- **Dataset excerpt**:
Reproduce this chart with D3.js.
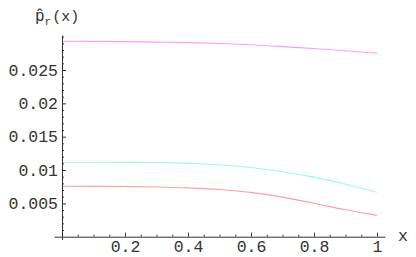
<!DOCTYPE html>
<html><head><meta charset="utf-8">
<script src="https://cdn.jsdelivr.net/npm/d3@7"></script>
<style>
html,body{margin:0;padding:0;background:#fff;}
svg{display:block;}
text{font-family:"Liberation Mono","Courier New",monospace;fill:#333;}
</style></head>
<body>
<svg id="c" width="416" height="257"></svg>
<script>
const xs = [0, 0.1, 0.2, 0.3, 0.4, 0.5, 0.6, 0.7, 0.8, 0.9, 1.0];
const magenta = [0.02931, 0.0293, 0.02925, 0.02918, 0.0291, 0.02898, 0.02878, 0.0285, 0.02823, 0.02789, 0.02751];
const green   = [0.01116, 0.01116, 0.01115, 0.01113, 0.01098, 0.0108, 0.01038, 0.00975, 0.00893, 0.00788, 0.00666];
const red     = [0.00756, 0.00755, 0.00752, 0.00746, 0.00733, 0.00708, 0.00665, 0.00594, 0.00502, 0.00403, 0.0032];
const seriesColors = ["#ff99ff", "#99ffcc", "#ff9f9f"];
const xMajor = [0.2, 0.4, 0.6, 0.8, 1];
const xMinor = [0.05,0.1,0.15,0.25,0.3,0.35,0.45,0.5,0.55,0.65,0.7,0.75,0.85,0.9,0.95];
const yMajor = [0.005, 0.01, 0.015, 0.02, 0.025];
const yMajorLabels = ["0.005", "0.01", "0.015", "0.02", "0.025"];
const yMinor = [0.001,0.002,0.003,0.004,0.006,0.007,0.008,0.009,0.011,0.012,0.013,0.014,0.016,0.017,0.018,0.019,0.021,0.022,0.023,0.024,0.026,0.027,0.028,0.029,0.03];

const svg = d3.select("#c");
const x = d3.scaleLinear().domain([-0.025, 1.025]).range([54.125, 384.875]);
const y = d3.scaleLinear().domain([-0.0004, 0.03025]).range([239.37, 35]);
const x0 = x(0), y0 = y(0);
const fs = 16.5;

// lines
const line = d3.line().x((d,i)=>x(xs[i])).y(d=>y(d)).curve(d3.curveMonotoneX);
[magenta, green, red].forEach((s,i)=>{
  svg.append("path").attr("d", line(s)).attr("fill","none")
    .attr("stroke", seriesColors[i]).attr("stroke-width",1.1);
});

// x axis
const gx = svg.append("g").attr("transform",`translate(0,${y0})`);
gx.call(d3.axisBottom(x).tickValues(xMajor).tickFormat(d=>d===1?"1":d3.format(".1f")(d))
  .tickSizeInner(-4).tickSizeOuter(0).tickPadding(3.5));
const gxm = svg.append("g").attr("transform",`translate(0,${y0})`);
gxm.call(d3.axisBottom(x).tickValues(xMinor).tickFormat("").tickSizeInner(-2).tickSizeOuter(0));
gxm.select(".domain").remove();

// y axis
const gy = svg.append("g").attr("transform",`translate(${x0},0)`);
gy.call(d3.axisLeft(y).tickValues(yMajor).tickFormat((d,i)=>yMajorLabels[i])
  .tickSizeInner(-4).tickSizeOuter(0).tickPadding(4));
const gym = svg.append("g").attr("transform",`translate(${x0},0)`);
gym.call(d3.axisLeft(y).tickValues(yMinor).tickFormat("").tickSizeInner(-2).tickSizeOuter(0));
gym.select(".domain").remove();

svg.selectAll(".domain, .tick line").attr("stroke","#333").attr("stroke-width",1);
svg.selectAll(".tick text").attr("font-size",fs).attr("font-family","Liberation Mono, Courier New, monospace").attr("fill","#333");

// axis labels
svg.append("text").attr("x",398).attr("y",241).attr("font-size",fs).text("x");
const t = svg.append("text").attr("x",35).attr("y",21).attr("font-size",16);
t.append("tspan").text("p\u0302");
t.append("tspan").attr("font-size",11).attr("dy",4).text("r");
t.append("tspan").attr("font-size",15).attr("dy",-4).attr("dx",1).text("(x)");
</script>
</body></html>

- **Requirements**: Go through the data above and transcribe it in full, omitting any image.

- **Task response**:
Reproduce this chart with D3.js.
<!DOCTYPE html>
<html><head><meta charset="utf-8">
<script src="https://cdn.jsdelivr.net/npm/d3@7"></script>
<style>
html,body{margin:0;padding:0;background:#fff;}
svg{display:block;}
text{font-family:"Liberation Mono","Courier New",monospace;fill:#333;}
</style></head>
<body>
<svg id="c" width="416" height="257"></svg>
<script>
const xs = [0, 0.1, 0.2, 0.3, 0.4, 0.5, 0.6, 0.7, 0.8, 0.9, 1.0];
const magenta = [0.02931, 0.0293, 0.02925, 0.02918, 0.0291, 0.02898, 0.02878, 0.0285, 0.02823, 0.02789, 0.02751];
const green   = [0.01116, 0.01116, 0.01115, 0.01113, 0.01098, 0.0108, 0.01038, 0.00975, 0.00893, 0.00788, 0.00666];
const red     = [0.00756, 0.00755, 0.00752, 0.00746, 0.00733, 0.00708, 0.00665, 0.00594, 0.00502, 0.00403, 0.0032];
const seriesColors = ["#ff99ff", "#99ffcc", "#ff9f9f"];
const xMajor = [0.2, 0.4, 0.6, 0.8, 1];
const xMinor = [0.05,0.1,0.15,0.25,0.3,0.35,0.45,0.5,0.55,0.65,0.7,0.75,0.85,0.9,0.95];
const yMajor = [0.005, 0.01, 0.015, 0.02, 0.025];
const yMajorLabels = ["0.005", "0.01", "0.015", "0.02", "0.025"];
const yMinor = [0.001,0.002,0.003,0.004,0.006,0.007,0.008,0.009,0.011,0.012,0.013,0.014,0.016,0.017,0.018,0.019,0.021,0.022,0.023,0.024,0.026,0.027,0.028,0.029,0.03];

const svg = d3.select("#c");
const x = d3.scaleLinear().domain([-0.025, 1.025]).range([54.125, 384.875]);
const y = d3.scaleLinear().domain([-0.0004, 0.03025]).range([239.37, 35]);
const x0 = x(0), y0 = y(0);
const fs = 16.5;

// lines
const line = d3.line().x((d,i)=>x(xs[i])).y(d=>y(d)).curve(d3.curveMonotoneX);
[magenta, green, red].forEach((s,i)=>{
  svg.append("path").attr("d", line(s)).attr("fill","none")
    .attr("stroke", seriesColors[i]).attr("stroke-width",1.1);
});

// x axis
const gx = svg.append("g").attr("transform",`translate(0,${y0})`);
gx.call(d3.axisBottom(x).tickValues(xMajor).tickFormat(d=>d===1?"1":d3.format(".1f")(d))
  .tickSizeInner(-4).tickSizeOuter(0).tickPadding(3.5));
const gxm = svg.append("g").attr("transform",`translate(0,${y0})`);
gxm.call(d3.axisBottom(x).tickValues(xMinor).tickFormat("").tickSizeInner(-2).tickSizeOuter(0));
gxm.select(".domain").remove();

// y axis
const gy = svg.append("g").attr("transform",`translate(${x0},0)`);
gy.call(d3.axisLeft(y).tickValues(yMajor).tickFormat((d,i)=>yMajorLabels[i])
  .tickSizeInner(-4).tickSizeOuter(0).tickPadding(4));
const gym = svg.append("g").attr("transform",`translate(${x0},0)`);
gym.call(d3.axisLeft(y).tickValues(yMinor).tickFormat("").tickSizeInner(-2).tickSizeOuter(0));
gym.select(".domain").remove();

svg.selectAll(".domain, .tick line").attr("stroke","#333").attr("stroke-width",1);
svg.selectAll(".tick text").attr("font-size",fs).attr("font-family","Liberation Mono, Courier New, monospace").attr("fill","#333");

// axis labels
svg.append("text").attr("x",398).attr("y",241).attr("font-size",fs).text("x");
const t = svg.append("text").attr("x",35).attr("y",21).attr("font-size",16);
t.append("tspan").text("p\u0302");
t.append("tspan").attr("font-size",11).attr("dy",4).text("r");
t.append("tspan").attr("font-size",15).attr("dy",-4).attr("dx",1).text("(x)");
</script>
</body></html>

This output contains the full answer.